Titus

You’d probably have to go back to Kurosawa (Throne of Blood) or Welles (Chimes at Midnight) to find a more ingeniously and passionately mounted Shakespeare film production. That’s heady company for a first-time movie director to keep, but Julie Taymor had already demonstrated her visual virtuosity, most popularly in her stage version of The Lion King but also in her 1994 production of Titus Andronicus. Taymor looks for the imagistic possibilities of every moment, and Titus is two hours and forty-four minutes of very fattening eye candy. It begins (as it did onstage) with a present-day little boy wrecking his action figures in a bit of war play; he, and we, are then ushered into the world of Titus (Anthony Hopkins) and his ill-starred dynasty.
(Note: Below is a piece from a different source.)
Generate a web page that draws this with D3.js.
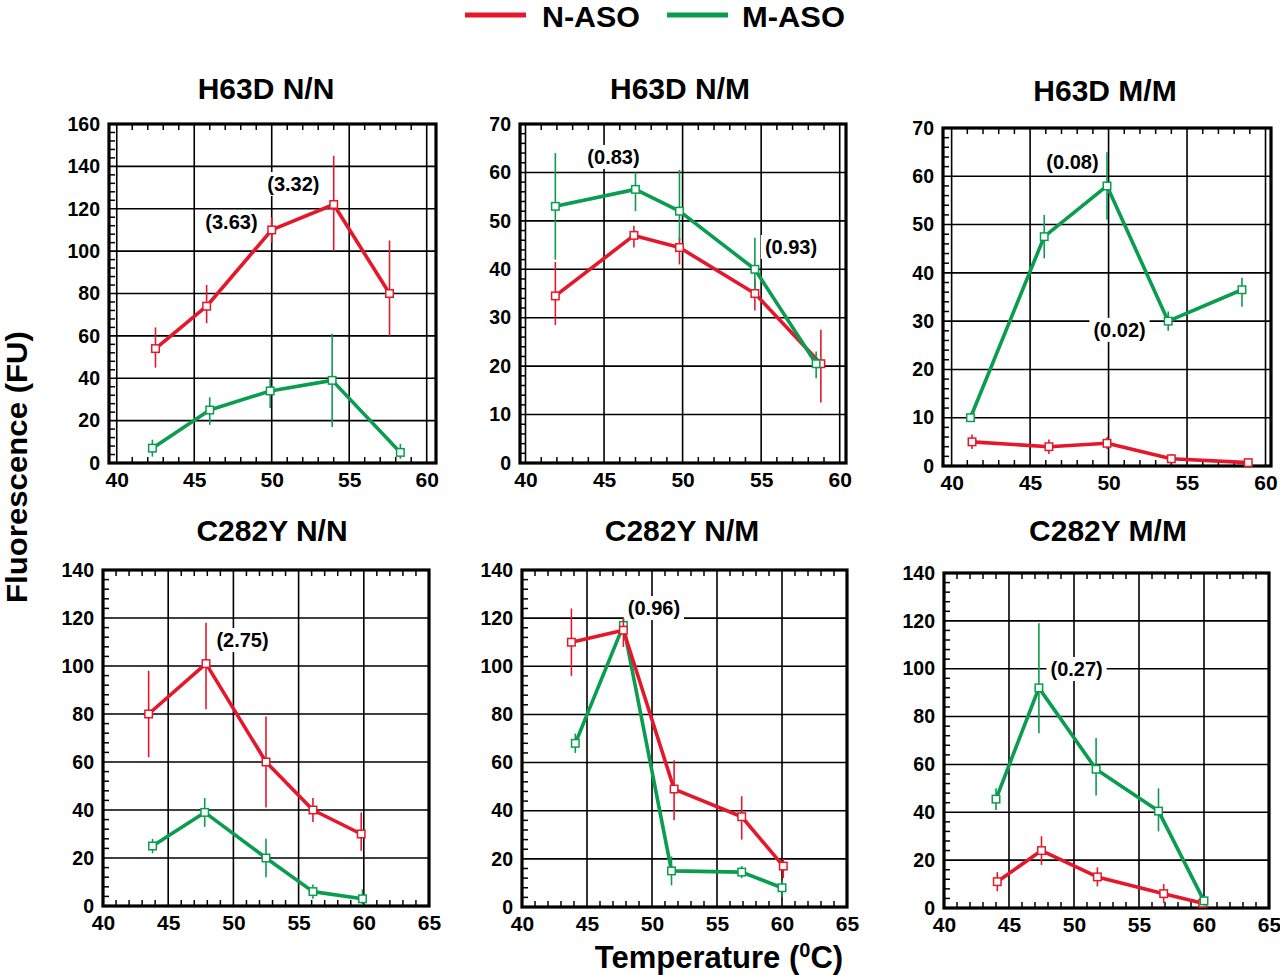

Taymor is no visual wizard to the exclusion of performances: she gets rowdy work out of Hopkins as well as Jessica Lange (looking fabulous in a variety of Milena Canonero outfits) as Tamora, Harry J. Lennix as Aaron, Alan Cumming chewing every bit of available scenery as Saturninus, Laura Fraser as the pitiable Lavinia, and Angus Macfadyen (more Wellesian here than he was as Welles in Cradle Will Rock) as Lucius. Fox Searchlight released this, probably spent a great deal of money on it, and very likely took a huge bath on it, but it’s this sort of project that studios should be throwing gobs of cash at more often. Taymor’s next film was Frida. She later returned to Shakespeare with The Tempest.